WORK TO COMPLETE » Return all the data below as it stands, minus the pictures.

DATASET EXCERPT »
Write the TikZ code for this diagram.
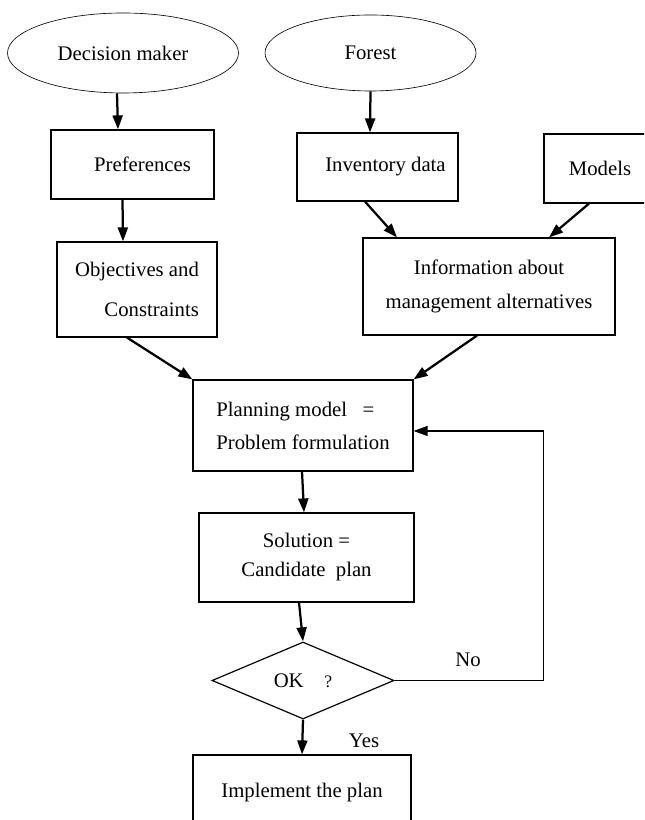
\documentclass[tikz,border=0pt]{standalone}
\usepackage{fontspec}
\setmainfont{Liberation Serif}
\usetikzlibrary{shapes.geometric,arrows.meta}

\begin{document}
\begin{tikzpicture}[
		box/.style={rectangle, draw, line width=1.7pt, inner sep=0pt},
		oval/.style={ellipse, draw, line width=0.9pt, inner sep=0pt},
		flow/.style={line width=3.2pt, -{Triangle[length=0.7cm,width=0.5cm]}},
		every node/.style={font=\fontsize{29.5}{35}\selectfont}
		]
		
		\useasboundingbox (0,0) rectangle (32.2,41);
		\clip (0,0) rectangle (32.2,41);
		
		% Sources
		
		\node[oval, minimum width=11.55cm, minimum height=4cm]
		(dm) at (6.15,38.35) {Decision maker};
		
		\node[oval, minimum width=10.55cm, minimum height=3.8cm]
		(forest) at (18.525,38.35) {Forest};
		
		\node[box, minimum width=8.15cm, minimum height=3.45cm]
		(pref) at (6.625,32.775) {\hspace{1cm}Preferences};
		
		\node[box, minimum width=8.05cm, minimum height=3.4cm]
		(inv) at (18.875,32.65) {\hspace{0.8cm}Inventory data};
		
		\node[box, minimum width=5.6cm, minimum height=3.45cm]
		(models) at (30.0,32.575) {Models};
		
		\node[box, align=right, minimum width=8cm, minimum height=4.75cm]
		(obj) at (6.85,26.525) {Objectives and\\[0.77cm]Constraints};
		
		\node[box, align=center, minimum width=12.6cm, minimum height=4.85cm]
		(info) at (24.45,26.675) {Information about\\[0.47cm]management alternatives};
		
		% Planning loop
		
		\node[box, align=left, minimum width=11cm, minimum height=4.55cm]
		(plan) at (15.15,19.725) {Planning model\ \ \ =\\[0.42cm]Problem formulation};
		
		\node[box, align=center, minimum width=10.75cm, minimum height=4.45cm]
		(sol) at (15.325,13.125) {Solution =\\[0.22cm]Candidate\ \ plan};
		
		\node[diamond, draw, line width=1.7pt, inner sep=0pt, minimum width=9.1cm, minimum height=3.85cm]
		(ok) at (15.15,6.975) {OK\quad{\fontsize{25}{30}\selectfont ?}};
		
		\node[box, minimum width=10.9cm, minimum height=3.8cm]
		(impl) at (15.1,1.35) {Implement the plan};
		
		\node (no) at (23.4,8.0) {No};
		\node (yes) at (18.2,3.95) {Yes};
		
		% Arrows
		
		\draw[flow] ([xshift=-0.3cm]dm.south) -- ([xshift=-0.725cm]pref.north);
		
		\draw[flow] ([xshift=-0.5cm]pref.south) -- ([xshift=-0.7cm]obj.north);
		
		\draw[flow] (forest.south) -- ([xshift=-0.375cm]inv.north);
		
		\draw[flow] ([xshift=-0.625cm]inv.south) -- ([xshift=-4.6cm]info.north);
		
		\draw[flow] ([xshift=-0.55cm]models.south) -- ([xshift=3cm]info.north);
		
		\draw[flow] ([xshift=-0.5cm]obj.south) -- (plan.north west);
		
		\draw[flow] ([xshift=-0.6cm]info.south) -- (plan.north east);
		
		\draw[flow] ([xshift=-0.05cm]plan.south) -- ([xshift=-0.125cm]sol.north);
		
		\draw[flow] ([xshift=-0.375cm]sol.south) -- (ok.north);
		
		\draw[flow] (ok.south) -- (impl.north);
		
		% Feedback
		
		\draw[flow, line width=1.7pt] (ok.east) -- ++(7.45,0) |- ([yshift=-0.275cm]plan.east);
		
	\end{tikzpicture}
\end{document}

EXERCISE SOLUTION »
Write the TikZ code for this diagram.
\documentclass[tikz,border=0pt]{standalone}
\usepackage{fontspec}
\setmainfont{Liberation Serif}
\usetikzlibrary{shapes.geometric,arrows.meta}

\begin{document}
\begin{tikzpicture}[
		box/.style={rectangle, draw, line width=1.7pt, inner sep=0pt},
		oval/.style={ellipse, draw, line width=0.9pt, inner sep=0pt},
		flow/.style={line width=3.2pt, -{Triangle[length=0.7cm,width=0.5cm]}},
		every node/.style={font=\fontsize{29.5}{35}\selectfont}
		]
		
		\useasboundingbox (0,0) rectangle (32.2,41);
		\clip (0,0) rectangle (32.2,41);
		
		% Sources
		
		\node[oval, minimum width=11.55cm, minimum height=4cm]
		(dm) at (6.15,38.35) {Decision maker};
		
		\node[oval, minimum width=10.55cm, minimum height=3.8cm]
		(forest) at (18.525,38.35) {Forest};
		
		\node[box, minimum width=8.15cm, minimum height=3.45cm]
		(pref) at (6.625,32.775) {\hspace{1cm}Preferences};
		
		\node[box, minimum width=8.05cm, minimum height=3.4cm]
		(inv) at (18.875,32.65) {\hspace{0.8cm}Inventory data};
		
		\node[box, minimum width=5.6cm, minimum height=3.45cm]
		(models) at (30.0,32.575) {Models};
		
		\node[box, align=right, minimum width=8cm, minimum height=4.75cm]
		(obj) at (6.85,26.525) {Objectives and\\[0.77cm]Constraints};
		
		\node[box, align=center, minimum width=12.6cm, minimum height=4.85cm]
		(info) at (24.45,26.675) {Information about\\[0.47cm]management alternatives};
		
		% Planning loop
		
		\node[box, align=left, minimum width=11cm, minimum height=4.55cm]
		(plan) at (15.15,19.725) {Planning model\ \ \ =\\[0.42cm]Problem formulation};
		
		\node[box, align=center, minimum width=10.75cm, minimum height=4.45cm]
		(sol) at (15.325,13.125) {Solution =\\[0.22cm]Candidate\ \ plan};
		
		\node[diamond, draw, line width=1.7pt, inner sep=0pt, minimum width=9.1cm, minimum height=3.85cm]
		(ok) at (15.15,6.975) {OK\quad{\fontsize{25}{30}\selectfont ?}};
		
		\node[box, minimum width=10.9cm, minimum height=3.8cm]
		(impl) at (15.1,1.35) {Implement the plan};
		
		\node (no) at (23.4,8.0) {No};
		\node (yes) at (18.2,3.95) {Yes};
		
		% Arrows
		
		\draw[flow] ([xshift=-0.3cm]dm.south) -- ([xshift=-0.725cm]pref.north);
		
		\draw[flow] ([xshift=-0.5cm]pref.south) -- ([xshift=-0.7cm]obj.north);
		
		\draw[flow] (forest.south) -- ([xshift=-0.375cm]inv.north);
		
		\draw[flow] ([xshift=-0.625cm]inv.south) -- ([xshift=-4.6cm]info.north);
		
		\draw[flow] ([xshift=-0.55cm]models.south) -- ([xshift=3cm]info.north);
		
		\draw[flow] ([xshift=-0.5cm]obj.south) -- (plan.north west);
		
		\draw[flow] ([xshift=-0.6cm]info.south) -- (plan.north east);
		
		\draw[flow] ([xshift=-0.05cm]plan.south) -- ([xshift=-0.125cm]sol.north);
		
		\draw[flow] ([xshift=-0.375cm]sol.south) -- (ok.north);
		
		\draw[flow] (ok.south) -- (impl.north);
		
		% Feedback
		
		\draw[flow, line width=1.7pt] (ok.east) -- ++(7.45,0) |- ([yshift=-0.275cm]plan.east);
		
	\end{tikzpicture}
\end{document}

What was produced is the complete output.